Ramon Korionoff, spokesman for the States Attorney’s Office, disputed the notion that the case had been overcharged.

“This case was tried because we believe there was a plan hatched to get rid of [Perez]. ... The jury just came up with a verdict which was in line with what they thought this particular defendant was responsible for,” he said.

Korionoff said Paiz had been “held accountable” by the verdict.

Prosecutors argued in court that Paiz, 33, paid Blue to travel to Maryland while on leave and attack Perez.

The assault took place in the pre-dawn hours of June 25, 2012. In court, Blue testified that he had used the money that Paiz gave him to first visit friends in California, then flew to North Carolina. From there, he drove to Maryland and confronted Perez outside his home on Stedwick Avenue as Perez was leaving for work.

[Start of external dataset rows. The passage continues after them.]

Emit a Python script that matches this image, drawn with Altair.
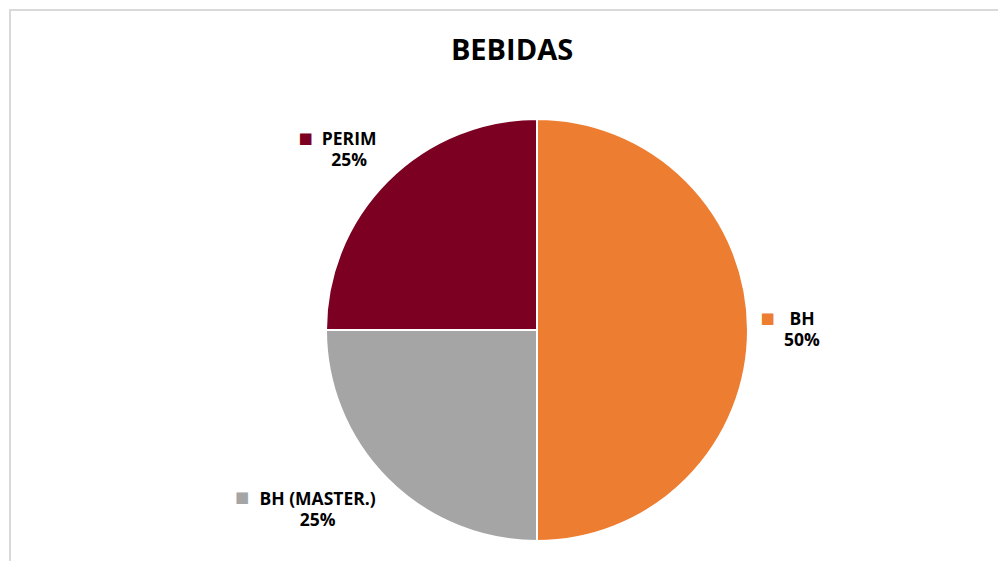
import altair as alt
import pandas as pd

# ---- data ----
categories = ["BH", "BH (MASTER.)", "PERIM"]
shares = [50, 25, 25]
colors = ["#ED7D31", "#A5A5A5", "#7B0022"]
title_text = "BEBIDAS"

df = pd.DataFrame({"cat": categories, "share": shares, "order": list(range(len(categories)))})
df["label"] = [f"{c}\n{s}%" for c, s in zip(categories, shares)]

# ---- layout ----
W, H = 990, 553
CX, CY = 528, 321
R = 211
LR = 265
FONT = "Open Sans"

# per-label offsets (text dx, dy, square dx, dy)
offsets = {
    "BH": (0, -10, -34.5, -12.5),
    "BH (MASTER.)": (-32, -17.5, -107.5, -20),
    "PERIM": (-0.5, -3, -44, -5),
}

color_scale = alt.Scale(domain=categories, range=colors)
theta_scale = alt.Scale(domain=[0, sum(shares)])

base = alt.Chart(df)

pie = base.mark_arc(outerRadius=R, stroke="white", strokeWidth=2).encode(
    theta=alt.Theta("share:Q", stack=True, scale=theta_scale),
    color=alt.Color("cat:N", scale=color_scale, legend=None),
    order=alt.Order("order:Q"),
    x=alt.value(CX),
    y=alt.value(CY),
)

stacked = base.transform_window(
    cum="sum(share)", sort=[alt.SortField("order")]
).transform_calculate(mid="datum.cum - datum.share / 2")

layers = [pie]
for c in categories:
    tdx, tdy, sdx, sdy = offsets[c]
    sub = stacked.transform_filter(alt.datum.cat == c)
    txt = sub.mark_text(
        radius=LR, font=FONT, fontWeight="bold", fontSize=17.5, lineBreak="\n",
        lineHeight=21, align="center", baseline="middle", dx=tdx, dy=tdy, color="#000000",
    ).encode(
        theta=alt.Theta("mid:Q", stack=None, scale=theta_scale),
        text="label:N",
        x=alt.value(CX), y=alt.value(CY),
    )
    sq = sub.mark_text(
        radius=LR, font="DejaVu Sans", fontSize=15, text="\u25A0",
        align="center", baseline="middle", dx=sdx, dy=sdy,
    ).encode(
        theta=alt.Theta("mid:Q", stack=None, scale=theta_scale),
        color=alt.Color("cat:N", scale=color_scale, legend=None),
        x=alt.value(CX), y=alt.value(CY),
    )
    layers += [txt, sq]

title = alt.Chart(pd.DataFrame({"t": [title_text]})).mark_text(
    font=FONT, fontWeight="bold", fontSize=29, align="center", baseline="alphabetic", color="#000000",
).encode(text="t:N", x=alt.value(503), y=alt.value(51))

border_df = pd.DataFrame({"k": [0]})
left_rule = alt.Chart(border_df).mark_rule(color="#D9D9D9", strokeWidth=2).encode(
    x=alt.value(1), y=alt.value(0), y2=alt.value(H)
)
top_rule = alt.Chart(border_df).mark_rule(color="#D9D9D9", strokeWidth=2).encode(
    y=alt.value(1), x=alt.value(0), x2=alt.value(W)
)

chart = alt.layer(*layers, title, left_rule, top_rule).properties(
    width=W, height=H, padding=0,
    autosize=alt.AutoSizeParams(type="fit", contains="padding"),
    background="white",
).configure_view(stroke=None)

chart.save("out.html", embed_options={"renderer": "svg", "actions": False})
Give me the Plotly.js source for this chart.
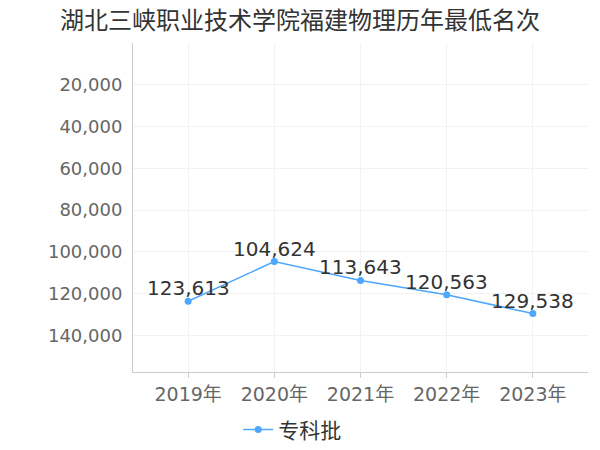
<!DOCTYPE html>
<html><head><meta charset="utf-8">
<script src="https://cdn.plot.ly/plotly-3.0.1.min.js"></script>
<style>html,body{margin:0;padding:0;background:#fff}#c{width:600px;height:450px}</style>
</head><body><div id="c"></div>
<script>
const years = ["2019年","2020年","2021年","2022年","2023年"];
const ranks = [123613, 104624, 113643, 120563, 129538];
const labels = ["123,613","104,624","113,643","120,563","129,538"];
const seriesName = "专科批";
const tickVals = [20000,40000,60000,80000,100000,120000,140000];
const tickText = ["20,000","40,000","60,000","80,000","100,000","120,000","140,000"];
const font = '"DejaVu Sans","Noto Sans CJK SC",sans-serif';
const anns = years.map((x,i)=>({x:x,y:ranks[i],text:labels[i],showarrow:false,xanchor:'center',yanchor:'middle',yshift:13,
  font:{size:20,color:'#333',family:font}}));
Plotly.newPlot('c',[{
  x: years, y: ranks, name: seriesName,
  type:'scatter', mode:'lines+markers',
  line:{color:'#4da6ff',width:1.5}, marker:{color:'#4da6ff',size:7},
  cliponaxis:false
}],{
  width:600,height:450,
  margin:{l:133,r:12,t:43,b:78},
  paper_bgcolor:'#fff',plot_bgcolor:'#fff',
  font:{family:font},
  title:{text:'湖北三峡职业技术学院福建物理历年最低名次',x:0.5,xanchor:'center',yref:'container',y:0.955,yanchor:'middle',font:{size:24,color:'#333',family:font}},
  xaxis:{type:'category',range:[-0.64,4.64],showgrid:true,gridcolor:'#f2f2f2',showline:true,linecolor:'#ccc',linewidth:1,
    ticks:'outside',ticklen:5,tickcolor:'#ccc',tickfont:{size:19,color:'#666',family:font},zeroline:false},
  yaxis:{range:[157500,0],tickvals:tickVals,ticktext:tickText,showgrid:true,gridcolor:'#f2f2f2',showline:true,linecolor:'#ccc',linewidth:1,
    ticks:'',ticklabelstandoff:6,tickfont:{size:18,color:'#666',family:font},zeroline:false},
  annotations:anns,
  showlegend:true,
  legend:{orientation:'h',itemwidth:30,xref:'container',x:0.487,xanchor:'center',yref:'container',y:0.045,yanchor:'middle',font:{size:21,color:'#333',family:font}}
},{displayModeBar:false,staticPlot:true});
</script></body></html>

Blue testified that he forced Perez to a wooded area behind the man’s house, then tried to strangle and choke him.

He didn’t take any weapons, he said. Instead, he said, “I planned on strangling him.”

He threw some of the clothes he wore that day away because, he said, “I didn’t want to wear the same clothes I tried to kill someone in.”

But, despite that testimony, Blue also testified that he lied repeatedly about his actions to authorities and perjured himself when he pleaded guilty before Judge Jordan.

In explaining the lies, he said that he first had admitted only being paid to “rough him up.”

“It was better than saying I was going to kill [him],” Blue said.

“We got down to the truth after a couple of tries,” he said, prompting Paiz’s defense team to call for a mistrial, a motion Judge Cheryl McCally denied.

When Paul Kemp asked Blue why he was telling the truth — after admitting to telling different stories to investigators — Blue said, “Well, I prayed about it.”

Police traced the crime back to Blue from a call that he had made to Perez the morning of the attack; Blue said in court he had wanted to make sure he had the right address.

They also tied him to the gloves he used when he attacked Perez. Blue said they came off in the struggle, but had no memory of losing them.

Police said in court that they linked Blue to Paiz through phone records between the two.

Blue is scheduled to be sentenced Nov. 15.